Starting with the first line below, extract each line through the one that contains "plt.rcParams['font.family'] = ['Liberation", inclusive, excluding pictures.

▶ _Data segment_:
=-=-=-=-=
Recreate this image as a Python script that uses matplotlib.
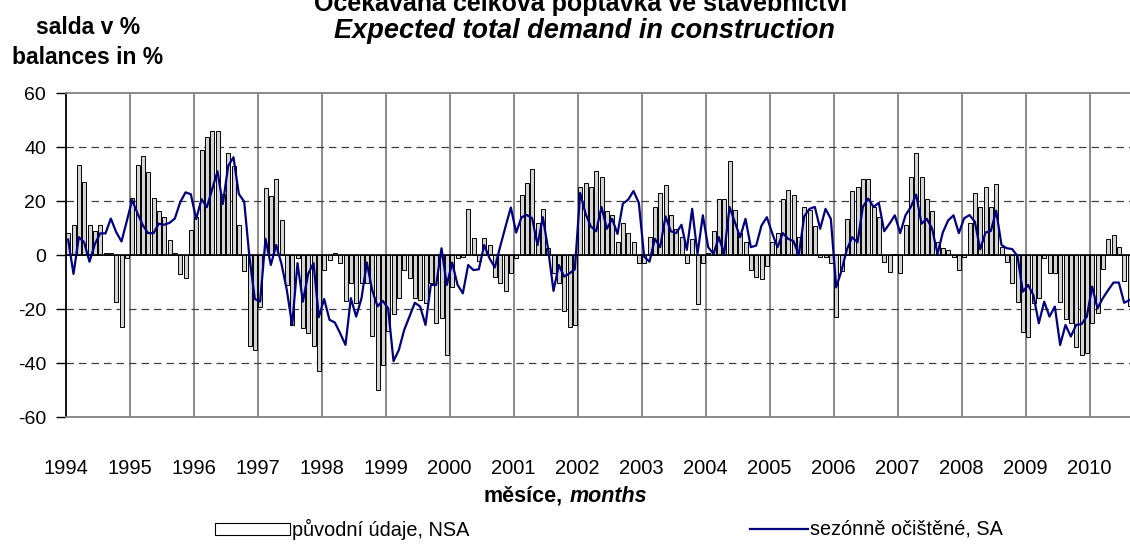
import numpy as np
import matplotlib.pyplot as plt
from matplotlib.patches import Rectangle
from matplotlib.lines import Line2D

plt.rcParams['font.family'] = ['Liberation Sans', 'DejaVu Sans']

# roky na ose x
years = [str(y) for y in range(1994, 2011)]

# puvodni udaje, NSA (mesicne, 1994/01 - 2010/08)
nsa = [
    8, 11, 33.5, 27, 11, 9, 11, 0.6, 0.6, -17.5, -26.5, -1,            # 1994
    21, 33.5, 36.6, 30.6, 21, 16.4, 14, 5.7, 0.6, -7, -8.4, 9.4,       # 1995
    14, 39, 43.6, 45.8, 45.8, 22.6, 37.8, 33, 11, -6, -33.6, -35.2,    # 1996
    -19.4, 25, 22, 28, 13, -11, -26, -1, -27, -29, -33.6, -43,         # 1997
    -5.5, -2, 0.9, -3.1, -17, -10.2, -17.9, -10.2, -10.2, -30, -50, -40.7,  # 1998
    -28, -22, -16, -5.6, -8.6, -16, -16.7, -17.7, -10.5, -25, -23.5, -37,   # 1999
    -11.7, -1, -0.6, 17, 6.2, -2.2, 6.2, 3.7, -8, -10.5, -13.3, -6.8,  # 2000
    -1, 22.2, 26.8, 31.7, 12, 17, 2.5, -6.8, -10.5, -20.7, -26.5, -26, # 2001
    25.2, 26.7, 25.2, 31.2, 29, 16.3, 14.7, 5, 12, 8, 5, -3,           # 2002
    -3, 6.6, 17.8, 23, 25.8, 14.7, 9.7, 6.6, -3, 6, -18, -3,           # 2003
    0.6, 8.8, 20.9, 20.9, 34.9, 16.5, 8, 4.7, -5.6, -8.3, -8.9, -4,    # 2004
    5, 8.1, 20.9, 24, 22.4, 6.6, 17.8, 16.8, 10.9, -0.9, -0.9, -3,     # 2005
    -23, -5.8, 13.4, 23.7, 25.2, 28.3, 28.3, 17.8, 14, -2.7, -6.2, 0.4,  # 2006
    -6.8, 11.2, 29, 37.9, 29, 20.9, 16.3, 5, 2.5, 1.9, -0.9, -5.6,     # 2007
    -0.6, 12, 23, 17.9, 25.3, 17.9, 26.2, 3, -2.5, -10.2, -17.3, -28.4,  # 2008
    -30.5, -17.9, -16, -1, -6.8, -6.8, -17.3, -23.8, -25.3, -34, -37, -36.4,  # 2009
    -25.3, -21.6, -5.3, 5.8, 7.4, 3.1, -9.6, -19,                      # 2010
]

# sezonne ocistene, SA
sa = [
    5.7, -7, 6.6, 4.7, -2.5, 4, 8, 8, 13.5, 8.5, 5, 12.6,              # 1994
    20.4, 15.4, 11, 8.1, 8.1, 11.6, 11.2, 11.9, 13.5, 19.5, 23.2, 22.5,  # 1995
    13.3, 20.7, 17.7, 24.4, 31, 18.9, 33, 36.2, 22.6, 19.8, -1, -16.3,   # 1996
    -17.2, 6, -3.7, 3.7, -3.3, -13, -26, -3, -17.3, -7, -3, -23,       # 1997
    -16.3, -24, -25, -29, -33.3, -16, -22.8, -16, -2.8, -13, -19, -17, # 1998
    -19.8, -39.3, -35.2, -27.8, -22.8, -17.7, -19.1, -25.9, -11.1, -11.1, 2.5, -11.1,  # 1999
    -2.8, -11, -14.2, -3.7, -5.6, -5.3, 3.7, -1.2, -4.6, 3.1, 10.5, 17.6,  # 2000
    8.3, 14, 14.8, 13.6, 3.7, 14, 2.1, -13.3, -3.7, -8, -6.8, -5.3,    # 2001
    23, 15.3, 10.6, 8.8, 17.8, 9.7, 13.4, 7.8, 19, 20.5, 23.7, 19.3,   # 2002
    -0.6, -2.5, 6, 2.9, 14.3, 8.8, 8.1, 11.2, 1.9, 17.1, 0.4, 14.7,    # 2003
    2.9, 0.4, 6.6, 0.4, 17.8, 12.2, 6.6, 13.4, 2.9, 3.5, 10.9, 14,     # 2004
    8.1, 2.9, 8.1, 6, 5.1, 0, 14.3, 17.1, 17.8, 9.7, 17.1, 13.4,       # 2005
    -12, -5.8, 2, 6.6, 4.7, 17.8, 20.9, 17.8, 19.3, 8.8, 11.6, 14.7,   # 2006
    8.1, 14.7, 17.8, 22.4, 11.6, 13.4, 9.7, 0.4, 8.4, 12.8, 14.7, 8.1, # 2007
    13.6, 14.8, 12.3, 2.1, 8.3, 8.9, 16.4, 3.7, 2.5, 2.2, -0.4, -13.6, # 2008
    -11.1, -15, -25.3, -17.3, -22.8, -19.1, -33.3, -25.9, -30.2, -25.9, -25.6, -22.8,  # 2009
    -11.7, -19.8, -16, -13, -10.2, -10.2, -17.7, -16.7,                # 2010
]

yticks = [-60, -40, -20, 0, 20, 40, 60]

W, H = 1130, 546
fig = plt.figure(figsize=(W / 100, H / 100), dpi=100)
n = len(nsa)
slot = 64.0 / 12
ax = fig.add_axes([65.5 / W, 1 - 417 / H, n * slot / W, 324 / H])

x = np.arange(n) + 0.5
ax.bar(x, nsa, width=0.75, facecolor='#d4d4d4', edgecolor='black', linewidth=0.7, zorder=3)
ax.plot(x, sa, color='#000080', linewidth=1.6, zorder=5)
ax.axhline(0, color='black', linewidth=1.2, zorder=4)

ax.set_xlim(0, n)
ax.set_ylim(-60, 60)

# mrizka
for k in range(1, len(years)):
    ax.axvline(12 * k, color='#808080', linewidth=1.3, zorder=1)
for v in [-40, -20, 20, 40]:
    ax.axhline(v, color='#404040', linewidth=0.9, dashes=(6, 4), zorder=1)

for s in ['top', 'bottom']:
    ax.spines[s].set_color('#808080')
    ax.spines[s].set_linewidth(1.3)
ax.spines['right'].set_visible(False)
ax.spines['left'].set_color('black')
ax.spines['left'].set_linewidth(1.3)

ax.set_yticks(yticks)
ax.set_yticklabels([str(v) for v in yticks])
ax.tick_params(axis='y', direction='out', length=7, width=1, labelsize=14, pad=7)
ax.set_xticks([12 * k for k in range(len(years))])
ax.set_xticklabels(years)
ax.tick_params(axis='x', length=0, labelsize=14.5, pad=30)

# nadpisy
fig.text(581 / W, 1 - 3 / H, 'Očekávaná celková poptávka ve stavebnictví',
         ha='center', va='center', fontsize=18, fontweight='bold')
fig.text(584 / W, 1 - 31 / H, 'Expected total demand in construction',
         ha='center', va='center', fontsize=19.5, fontweight='bold', style='italic')
fig.text(88 / W, 1 - 27 / H, 'salda v %', ha='center', va='center',
         fontsize=16.5, fontweight='bold')
fig.text(88 / W, 1 - 57 / H, 'balances in %', ha='center', va='center',
         fontsize=16.5, fontweight='bold')

fig.text(563 / W, 1 - 496 / H, 'měsíce,', ha='right', va='center',
         fontsize=15.5, fontweight='bold')
fig.text(570 / W, 1 - 496 / H, 'months', ha='left', va='center',
         fontsize=15.5, fontweight='bold', style='italic')

# legenda
fig.add_artist(Rectangle((215 / W, 1 - 535 / H), 75 / W, 12 / H,
                         facecolor='white', edgecolor='black', linewidth=0.8,
                         transform=fig.transFigure))
fig.text(292 / W, 1 - 529 / H, 'původní údaje, NSA', ha='left', va='center', fontsize=14.3)
fig.add_artist(Line2D([750 / W, 808 / W], [1 - 529 / H, 1 - 529 / H],
                      color='#000080', linewidth=1.6, transform=fig.transFigure))
fig.text(810 / W, 1 - 529 / H, 'sezónně očištěné, SA', ha='left', va='center', fontsize=14.3)

fig.savefig('out.png', dpi=100)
=-=-=-=-=
▶ _Result_:
Recreate this image as a Python script that uses matplotlib.
import numpy as np
import matplotlib.pyplot as plt
from matplotlib.patches import Rectangle
from matplotlib.lines import Line2D

plt.rcParams['font.family'] = ['Liberation Sans', 'DejaVu Sans']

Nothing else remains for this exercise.